When Skepticism of Government Goes Overboard
I'm observing a conference in Los Angeles today organized by the American Freedom Alliance and Freedom Advocate entitled The Globalization of California: Will an Unelected, Unaccountable Bureaucracy Soon Be Running Our Lives?. It is well-attended and well-organized, as American Freedom Alliance's events seem to be, with over one hundred filling the seats to hear about the latest challenges to individual freedom in California.
The opening lecture by Patrick Wood warned of "the prospect of a scientific dictatorship," and a "technocracy" run by the Trilateral Commission. I'd heard it all before--the warnings about alliances of bankers and world leaders working together to lower trade barriers and carry out self-serving agendas for the benefit of a global elite. These are the supposed global masters working through our federal and state governments to oppress us.
The next talk, by Debbi Bacigalupi, was about Agenda 21 and the threat of "sustainable development." Genuine concerns about environmental regulations meshed with overheated suspicion of anything associated with the UN. The meaningless, feelgood jargon of environmental activism routinely bandied about by tree-hugging do-gooders was revealed to be a sophisticated plan to replace the U.S. Constitution and the Ten Commandments.
At the core of this alarmism are real concerns. California is run by leftists who are devoted to redistributionist schemes that often use environmentalism as a moral cloak. Likewise the federal government, whose agencies are dominated by interventionist bureaucrats whose efforts are only slowed, not stopped, by the periodic GOP presidency. International institutions, often staffed by well-fed socialists, eagerly amplify the utopian chorus.
Yet a common font of bad ideas does not a conspiracy make. Occasionally, there is actual coordination among ideologues at different levels of government, and internationally. More often, there is not--just a herd mentality among academics, administrators and activists pursuing the latest left-wing fad.

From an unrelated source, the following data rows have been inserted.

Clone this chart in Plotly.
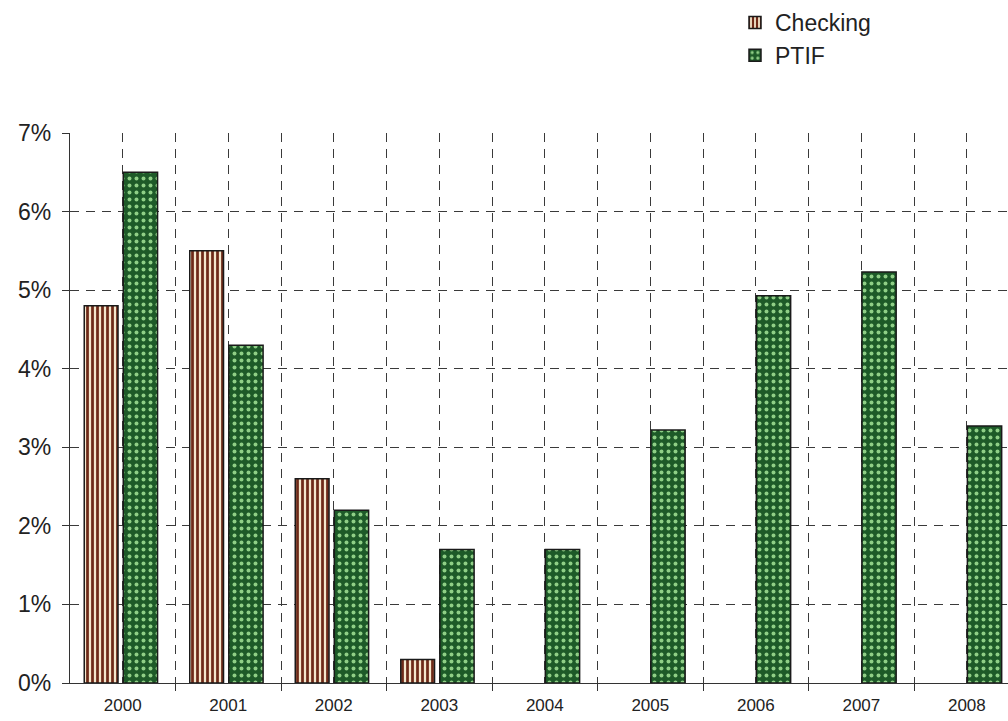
import plotly.graph_objects as go

# Annual rates by fund, in percent
years = ["2000", "2001", "2002", "2003", "2004", "2005", "2006", "2007", "2008"]
checking = [4.8, 5.5, 2.6, 0.3, None, None, None, None, None]
ptif = [6.5, 4.3, 2.2, 1.7, 1.7, 3.22, 4.93, 5.23, 3.27]
y_ticks = [0, 1, 2, 3, 4, 5, 6, 7]

pos = list(range(len(years)))
grid_col = "#3a3a3a"
font_family = "Liberation Sans, Arial, sans-serif"

fig = go.Figure()
fig.add_trace(go.Bar(
    name="Checking", x=pos, y=checking,
    width=0.32, offset=-0.365,
    marker=dict(
        color="#f4e7cc",
        line=dict(color="#1a1a1a", width=1.5),
        pattern=dict(shape="|", fgcolor="#6e2a18", bgcolor="#f4e7cc",
                     size=5, solidity=0.55, fillmode="replace"),
    ),
))
fig.add_trace(go.Bar(
    name="PTIF", x=pos, y=ptif,
    width=0.325, offset=0.005,
    marker=dict(
        color="#1d5a28",
        line=dict(color="#1a1a1a", width=1.5),
        pattern=dict(shape=".", fgcolor="#8fcf86", bgcolor="#1d5a28",
                     size=7, solidity=0.25, fillmode="replace"),
    ),
))

fig.update_layout(
    width=1008, height=721,
    margin=dict(l=70, r=0, t=133, b=38, autoexpand=False),
    paper_bgcolor="white", plot_bgcolor="white",
    barmode="overlay",
    font=dict(family=font_family, color="#222222"),
    showlegend=True,
    legend=dict(
        xref="container", yref="container",
        x=735 / 1008, y=1 - 1 / 721, xanchor="left", yanchor="top",
        font=dict(size=23, family=font_family, color="#222222"),
        bgcolor="rgba(0,0,0,0)", tracegroupgap=0, itemwidth=30,
    ),
    xaxis=dict(
        range=[-0.5, 8.39],
        tickmode="array", tickvals=pos, ticktext=years,
        ticks="", tickfont=dict(size=17), ticklabelstandoff=6,
        showgrid=True, gridcolor=grid_col, gridwidth=1.2, griddash="9px,7px",
        showline=True, linecolor="#333333", linewidth=1.3,
        zeroline=False, fixedrange=True,
        minor=dict(
            tickmode="array", tickvals=[p + 0.5 for p in pos],
            ticks="outside", ticklen=7, tickcolor="#333333", tickwidth=1.2,
            showgrid=True, gridcolor=grid_col, gridwidth=1.2, griddash="9px,7px",
        ),
    ),
    yaxis=dict(
        range=[0, 7],
        tickmode="array", tickvals=y_ticks, ticktext=[f"{v}%" for v in y_ticks],
        ticks="outside", ticklen=7, tickcolor="#333333", tickwidth=1.2,
        tickfont=dict(size=23), ticklabelstandoff=6,
        showgrid=True, gridcolor=grid_col, gridwidth=1.2, griddash="9px,7px",
        showline=True, linecolor="#333333", linewidth=1.3,
        zeroline=False, fixedrange=True,
    ),
)

fig.write_html("out.html")
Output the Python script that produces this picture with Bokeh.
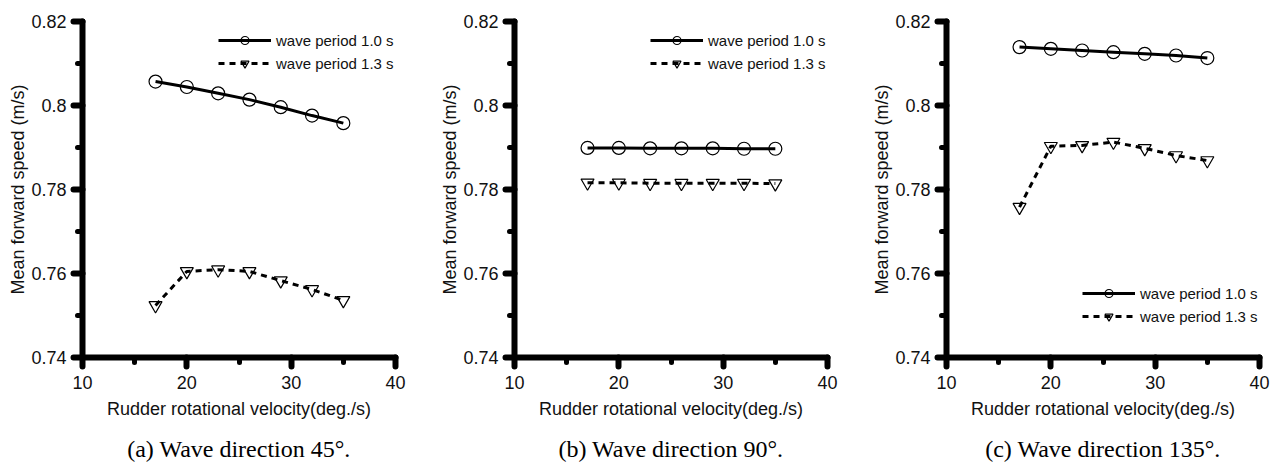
from bokeh.plotting import figure
from bokeh.layouts import row
from bokeh.models import Range1d, FixedTicker, Legend, LegendItem, LinearAxis
from bokeh.embed import file_html
from bokeh.resources import INLINE

# ---------------- data ----------------
rudder_velocity = [17, 20, 23, 26, 29, 32, 35]

speed_45_T10 = [0.8057, 0.8044, 0.8029, 0.8014, 0.7996, 0.7976, 0.7958]
speed_45_T13 = [0.7524, 0.7605, 0.7609, 0.7605, 0.7583, 0.7562, 0.7536]

speed_90_T10 = [0.7899, 0.7899, 0.7898, 0.7898, 0.7898, 0.7897, 0.7897]
speed_90_T13 = [0.7816, 0.7816, 0.7815, 0.7815, 0.7815, 0.7815, 0.7814]

speed_135_T10 = [0.8139, 0.8135, 0.8131, 0.8127, 0.8123, 0.8119, 0.8113]
speed_135_T13 = [0.7758, 0.7903, 0.7905, 0.7913, 0.7898, 0.7881, 0.7869]

x_ticks = [10, 20, 30, 40]
x_minor_ticks = [15, 25, 35]
y_ticks = [0.74, 0.76, 0.78, 0.80, 0.82]
y_tick_labels = ["0.74", "0.76", "0.78", "0.8", "0.82"]
y_minor_ticks = [0.75, 0.77, 0.79, 0.81]

series_labels = ["wave period 1.0 s", "wave period 1.3 s"]
captions = ["(a) Wave direction 45\u00b0.", "(b) Wave direction 90\u00b0.",
            "(c) Wave direction 135\u00b0."]
x_label = "Rudder rotational velocity(deg./s)"
y_label = "Mean forward speed (m/s)"

SANS = "Liberation Sans"
SERIF = "Liberation Serif"


def make_panel(t10, t13, caption, b_left, f_width, b_right, legend_loc):
    p = figure(width=b_left + f_width + b_right, height=464,
               min_border_left=b_left, min_border_right=b_right,
               min_border_top=21, min_border_bottom=107,
               x_range=Range1d(10, 40), y_range=Range1d(0.74, 0.82),
               output_backend="svg", toolbar_location=None,
               background_fill_color="white", border_fill_color="white")
    p.outline_line_color = None
    p.grid.visible = False

    p.xaxis.ticker = FixedTicker(ticks=x_ticks, minor_ticks=x_minor_ticks)
    p.yaxis.ticker = FixedTicker(ticks=y_ticks, minor_ticks=y_minor_ticks)
    p.yaxis.major_label_overrides = {v: s for v, s in zip(y_ticks, y_tick_labels)}
    p.xaxis.axis_label = x_label
    p.yaxis.axis_label = y_label

    for ax in (p.xaxis, p.yaxis):
        ax.axis_line_width = 6
        ax.axis_line_color = "black"
        ax.axis_line_cap = "round"
        ax.major_tick_line_width = 6
        ax.major_tick_line_cap = "round"
        ax.major_tick_line_color = "black"
        ax.major_tick_out = 9
        ax.major_tick_in = 0
        ax.minor_tick_line_width = 5
        ax.minor_tick_line_cap = "round"
        ax.minor_tick_line_color = "black"
        ax.minor_tick_out = 5
        ax.minor_tick_in = 0
        ax.major_label_text_font = SANS
        ax.major_label_text_font_size = "18px"
        ax.major_label_text_color = "#111111"
        ax.axis_label_text_font = SANS
        ax.axis_label_text_font_size = "18px"
        ax.axis_label_text_font_style = "normal"
        ax.axis_label_text_color = "#111111"
    p.xaxis.major_label_standoff = 9
    p.xaxis.axis_label_standoff = 7
    p.yaxis.major_label_standoff = 7
    p.yaxis.axis_label_standoff = 0

    # caption below the x axis label (an axis without ticks, used for its label)
    cap = LinearAxis(ticker=FixedTicker(ticks=[]), axis_label=caption,
                     axis_line_color=None, major_tick_line_color=None,
                     minor_tick_line_color=None, major_tick_out=0,
                     minor_tick_out=0, major_label_standoff=0,
                     axis_label_standoff=14, axis_label_text_font=SERIF,
                     axis_label_text_font_size="24px",
                     axis_label_text_font_style="normal",
                     axis_label_text_color="black")
    p.add_layout(cap, "below")

    l1 = p.line(rudder_velocity, t10, line_color="black", line_width=3)
    s1 = p.scatter(rudder_velocity, t10, marker="circle", size=13,
                   fill_color=None, line_color="black", line_width=1.2)
    l2 = p.line(rudder_velocity, t13, line_color="black", line_width=3,
                line_dash="6 5")
    s2 = p.scatter(rudder_velocity, t13, marker="inverted_triangle", size=13,
                   fill_color=None, line_color="black", line_width=1.2)

    legend = Legend(items=[LegendItem(label=series_labels[0], renderers=[l1, s1]),
                           LegendItem(label=series_labels[1], renderers=[l2, s2])],
                    location=legend_loc)
    legend.label_text_font = SANS
    legend.label_text_font_size = "15px"
    legend.label_text_color = "#111111"
    legend.glyph_width = 53
    legend.glyph_height = 20
    legend.label_height = 20
    legend.label_standoff = 5
    legend.spacing = 3
    legend.padding = 0
    legend.margin = 0
    legend.border_line_alpha = 0
    legend.background_fill_alpha = 0
    p.add_layout(legend)
    return p


pa = make_panel(speed_45_T10, speed_45_T13, captions[0], 82, 313, 37, (136, 284))
pb = make_panel(speed_90_T10, speed_90_T13, captions[1], 82, 313, 37, (136, 284))
pc = make_panel(speed_135_T10, speed_135_T13, captions[2], 82, 313, 17, (136, 31))

layout = row(pa, pb, pc)
open("out.html", "w").write(file_html(layout, INLINE))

The twin impulses of economic leveling and political control seem to be ubiquitous features of human society, and need no formal insitgation.
The conference packet includes an article warning about "regionalism"--a very real strategy pursued by the hard left, and by Barack Obama in his community organizing days, to redistribute wealth from the suburbs back to the mismanaged Democrat-run cities. (Stanley Kurtz has documented how San Francisco has become the model for a national effort.) Yet the article labors to connect regionalism to a UN-mandated "shadow government."
Also included is a map of the continental United States, crisscrossed with biodiversity corridors mandating "little to no human use," the idea being that participation in international environmental conservation efforts is actually a ploy to control the lives of ordinary Americans. No doubt, that desire to control is endemic among some environmentalists, but in practice, it is held in check by competing ideas and interests, as well as reality.
In talking to some of the attendees, I am struck by the desire they have to find a way to communicate their real-world, concrete concerns about eminent domain abuse, overregulation and taxation into terms that would make the rest of the political world take notice. The victims of California's innumerable far-left ideological projects, from high-speed rail to cap-and-trade, are real people, suffering alone, largely ignored by the media.
Such is the weakness of the conservative opposition in California that some disgruntled residents are tempted to forego ordinary political activism to embrace a counter-utopia: a millenarian vision in which the only option is to provoke confrontation with the coordinated global villains allegedly running our lives. Sadly, these are reasonable people, with reasonable concerns, pursuing an unreasonable theory whose failure is self-fulfilling.
Promoting freedom ultimately means promoting self-government. That is an increasingly difficult challenge in a one-party state like California, which not only fails to listen to some of its most productive citizens but adds to the alienation many already feel from Washington. Yet the answer to that challenge cannot be simply to encourage that sense of alienation and alarm, but to provide people with effective ideas for civic responses.